Plant security may be at risk, but there are several actionable ways to protect against and mitigate damage from plant pathogen and pest epidemics.
1) Convert conventional farms into agroforestry farms. The conversion of conventional farms into agroforestry operations mitigates several important issues outlined above. Primarily, conversion physically helps break up the monoculture, which leads to a smaller, less connected population of host crops available for disease transmission. The addition of trees to cropland also increases sequestration of carbon, decreases erosion, and serves as heat sinks (through evapotranspiration), all of which are proven approaches to help mitigate the effects of climate change. This, in turn, mitigates the spread of diseases that benefit from increased temperatures. Finally, the diversification of revenue streams created through agroforestry can help mitigate economic losses in times of drought and disease.
2) Plant a variety of seeds, and support local seed companies. Planting genetically distinct seeds, including heirlooms, provides some protection against epidemics because certain varieties have developed or maintain a natural resistance to pathogens. Furthermore, purchasing seed through local seed companies ensures decentralization of resources, which enhances resiliency. Any future incident that occurs at a major agricultural tech company can then be mitigated through such redundancies.

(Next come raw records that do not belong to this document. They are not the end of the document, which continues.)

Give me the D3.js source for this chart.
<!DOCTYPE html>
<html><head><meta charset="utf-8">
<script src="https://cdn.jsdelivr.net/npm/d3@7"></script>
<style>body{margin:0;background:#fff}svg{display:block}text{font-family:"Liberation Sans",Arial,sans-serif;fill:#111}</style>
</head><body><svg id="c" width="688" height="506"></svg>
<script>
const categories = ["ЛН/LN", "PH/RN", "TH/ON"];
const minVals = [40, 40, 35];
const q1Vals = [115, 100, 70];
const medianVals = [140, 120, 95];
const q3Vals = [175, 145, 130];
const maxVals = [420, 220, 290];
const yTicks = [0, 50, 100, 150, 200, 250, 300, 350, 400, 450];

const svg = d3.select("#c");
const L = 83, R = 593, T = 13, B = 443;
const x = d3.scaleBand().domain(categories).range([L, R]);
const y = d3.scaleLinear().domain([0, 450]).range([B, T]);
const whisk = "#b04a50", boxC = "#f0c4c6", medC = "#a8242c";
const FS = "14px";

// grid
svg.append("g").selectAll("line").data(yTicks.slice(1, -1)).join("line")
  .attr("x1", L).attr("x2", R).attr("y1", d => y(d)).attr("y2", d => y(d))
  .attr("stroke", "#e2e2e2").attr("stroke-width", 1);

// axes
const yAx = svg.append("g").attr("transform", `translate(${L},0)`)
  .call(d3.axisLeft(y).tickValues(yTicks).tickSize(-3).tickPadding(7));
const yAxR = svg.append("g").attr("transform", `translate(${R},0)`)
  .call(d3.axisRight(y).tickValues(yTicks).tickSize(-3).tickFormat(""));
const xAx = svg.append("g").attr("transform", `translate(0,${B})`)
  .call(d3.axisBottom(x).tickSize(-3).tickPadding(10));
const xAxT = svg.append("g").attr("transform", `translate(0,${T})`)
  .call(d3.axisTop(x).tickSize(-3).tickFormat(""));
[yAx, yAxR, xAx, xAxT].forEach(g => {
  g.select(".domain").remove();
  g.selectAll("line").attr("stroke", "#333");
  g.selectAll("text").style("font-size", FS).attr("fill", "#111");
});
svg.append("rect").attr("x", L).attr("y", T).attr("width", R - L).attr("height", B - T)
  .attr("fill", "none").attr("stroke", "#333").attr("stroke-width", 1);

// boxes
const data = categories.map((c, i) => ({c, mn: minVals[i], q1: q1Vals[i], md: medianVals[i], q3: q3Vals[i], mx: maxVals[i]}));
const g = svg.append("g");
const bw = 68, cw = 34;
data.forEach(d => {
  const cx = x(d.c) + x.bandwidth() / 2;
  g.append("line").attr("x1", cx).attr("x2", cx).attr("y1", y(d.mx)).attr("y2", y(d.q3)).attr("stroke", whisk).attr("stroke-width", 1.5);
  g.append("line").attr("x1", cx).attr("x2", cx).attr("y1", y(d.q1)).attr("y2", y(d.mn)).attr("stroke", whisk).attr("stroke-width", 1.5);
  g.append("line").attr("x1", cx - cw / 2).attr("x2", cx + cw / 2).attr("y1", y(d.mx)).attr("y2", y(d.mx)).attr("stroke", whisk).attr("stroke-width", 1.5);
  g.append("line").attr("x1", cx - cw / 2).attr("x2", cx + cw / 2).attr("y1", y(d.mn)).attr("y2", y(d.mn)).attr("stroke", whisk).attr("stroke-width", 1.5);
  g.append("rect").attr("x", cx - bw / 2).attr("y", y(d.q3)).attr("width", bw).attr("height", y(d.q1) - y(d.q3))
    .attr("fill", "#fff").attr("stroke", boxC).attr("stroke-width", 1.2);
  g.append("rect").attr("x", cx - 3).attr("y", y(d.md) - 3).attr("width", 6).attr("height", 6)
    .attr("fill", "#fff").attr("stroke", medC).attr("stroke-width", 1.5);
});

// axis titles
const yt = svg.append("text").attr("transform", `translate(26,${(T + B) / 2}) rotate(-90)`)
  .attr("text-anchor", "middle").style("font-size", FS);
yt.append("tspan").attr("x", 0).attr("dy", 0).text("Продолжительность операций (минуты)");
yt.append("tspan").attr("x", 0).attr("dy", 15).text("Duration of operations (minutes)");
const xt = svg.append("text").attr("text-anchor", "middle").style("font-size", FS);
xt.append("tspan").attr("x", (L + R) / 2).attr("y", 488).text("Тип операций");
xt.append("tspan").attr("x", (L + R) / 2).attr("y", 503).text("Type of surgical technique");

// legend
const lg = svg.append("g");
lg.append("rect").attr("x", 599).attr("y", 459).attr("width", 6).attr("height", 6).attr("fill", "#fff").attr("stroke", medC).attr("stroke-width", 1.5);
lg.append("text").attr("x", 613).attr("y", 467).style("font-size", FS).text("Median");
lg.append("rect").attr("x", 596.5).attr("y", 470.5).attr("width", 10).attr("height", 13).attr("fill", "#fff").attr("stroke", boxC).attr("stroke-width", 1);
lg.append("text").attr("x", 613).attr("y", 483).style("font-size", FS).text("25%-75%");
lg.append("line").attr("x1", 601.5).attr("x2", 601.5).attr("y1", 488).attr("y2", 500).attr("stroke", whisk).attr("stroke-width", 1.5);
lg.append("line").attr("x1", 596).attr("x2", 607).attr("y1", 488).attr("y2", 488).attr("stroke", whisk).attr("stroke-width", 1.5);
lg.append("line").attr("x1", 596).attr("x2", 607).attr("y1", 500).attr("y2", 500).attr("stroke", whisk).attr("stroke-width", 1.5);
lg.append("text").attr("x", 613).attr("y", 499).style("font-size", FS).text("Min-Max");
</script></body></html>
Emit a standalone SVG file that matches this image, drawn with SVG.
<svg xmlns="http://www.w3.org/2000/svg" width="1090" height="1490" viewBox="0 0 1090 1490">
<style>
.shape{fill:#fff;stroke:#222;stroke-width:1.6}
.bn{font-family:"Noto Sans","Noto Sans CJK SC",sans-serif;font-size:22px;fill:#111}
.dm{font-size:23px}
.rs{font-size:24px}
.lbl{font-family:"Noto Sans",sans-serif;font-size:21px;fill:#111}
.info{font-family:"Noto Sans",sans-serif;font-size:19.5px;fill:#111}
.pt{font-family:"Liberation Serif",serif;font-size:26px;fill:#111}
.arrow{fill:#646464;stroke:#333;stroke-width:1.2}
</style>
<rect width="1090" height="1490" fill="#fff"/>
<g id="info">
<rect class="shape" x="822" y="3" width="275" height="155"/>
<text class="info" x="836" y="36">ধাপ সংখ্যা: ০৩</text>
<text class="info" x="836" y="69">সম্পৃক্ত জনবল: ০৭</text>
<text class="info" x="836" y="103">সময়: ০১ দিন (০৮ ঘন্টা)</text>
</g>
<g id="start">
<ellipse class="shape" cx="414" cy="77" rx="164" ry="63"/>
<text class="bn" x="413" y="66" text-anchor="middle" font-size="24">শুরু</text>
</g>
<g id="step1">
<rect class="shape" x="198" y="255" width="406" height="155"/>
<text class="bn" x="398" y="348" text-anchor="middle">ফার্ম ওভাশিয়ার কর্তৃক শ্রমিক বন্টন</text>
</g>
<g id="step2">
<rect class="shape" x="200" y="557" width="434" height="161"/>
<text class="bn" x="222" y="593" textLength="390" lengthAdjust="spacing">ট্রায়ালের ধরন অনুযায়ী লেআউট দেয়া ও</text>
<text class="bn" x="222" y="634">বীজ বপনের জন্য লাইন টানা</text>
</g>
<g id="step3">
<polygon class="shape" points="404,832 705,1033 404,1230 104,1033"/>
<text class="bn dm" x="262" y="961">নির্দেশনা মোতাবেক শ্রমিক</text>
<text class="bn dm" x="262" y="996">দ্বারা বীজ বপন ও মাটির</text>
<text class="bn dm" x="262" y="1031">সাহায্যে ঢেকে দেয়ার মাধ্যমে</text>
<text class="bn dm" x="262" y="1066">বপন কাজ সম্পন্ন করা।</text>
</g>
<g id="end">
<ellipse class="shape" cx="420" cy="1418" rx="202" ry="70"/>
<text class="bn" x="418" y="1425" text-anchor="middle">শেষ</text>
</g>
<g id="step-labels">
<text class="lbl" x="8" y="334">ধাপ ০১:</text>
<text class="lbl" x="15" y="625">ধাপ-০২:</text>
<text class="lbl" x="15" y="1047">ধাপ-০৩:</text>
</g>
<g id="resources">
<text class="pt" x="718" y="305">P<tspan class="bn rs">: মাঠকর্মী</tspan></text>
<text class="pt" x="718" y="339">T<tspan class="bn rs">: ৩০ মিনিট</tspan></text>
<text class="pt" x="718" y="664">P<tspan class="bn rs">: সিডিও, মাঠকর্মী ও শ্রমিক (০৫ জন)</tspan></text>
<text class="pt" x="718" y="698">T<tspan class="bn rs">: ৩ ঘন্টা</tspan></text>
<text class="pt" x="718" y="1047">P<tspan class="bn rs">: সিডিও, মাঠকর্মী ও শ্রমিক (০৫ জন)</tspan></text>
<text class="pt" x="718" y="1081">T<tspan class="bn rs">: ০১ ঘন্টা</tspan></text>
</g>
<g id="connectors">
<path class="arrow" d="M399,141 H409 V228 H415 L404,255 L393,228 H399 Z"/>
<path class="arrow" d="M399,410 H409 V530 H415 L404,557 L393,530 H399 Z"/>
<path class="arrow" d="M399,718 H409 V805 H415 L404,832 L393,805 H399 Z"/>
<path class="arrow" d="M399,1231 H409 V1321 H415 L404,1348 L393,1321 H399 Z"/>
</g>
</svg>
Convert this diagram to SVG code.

3) Create robust surveillance systems that catch infestations and epidemics early. To an extent, this already exists. The USDA created the iPIPE (Integrated Pest Information Platform for Extension and Education) system to help farmers share on-the-ground data via an online geographic platform that maps pathogen incidence in near real-time. This collaboration is a considerable step towards effective surveillance in the agricultural industry, but it’s still a relatively nascent system that is underutilized. A strong push to enhance collaboration amongst farmers will help to bolster crop biosecurity in America.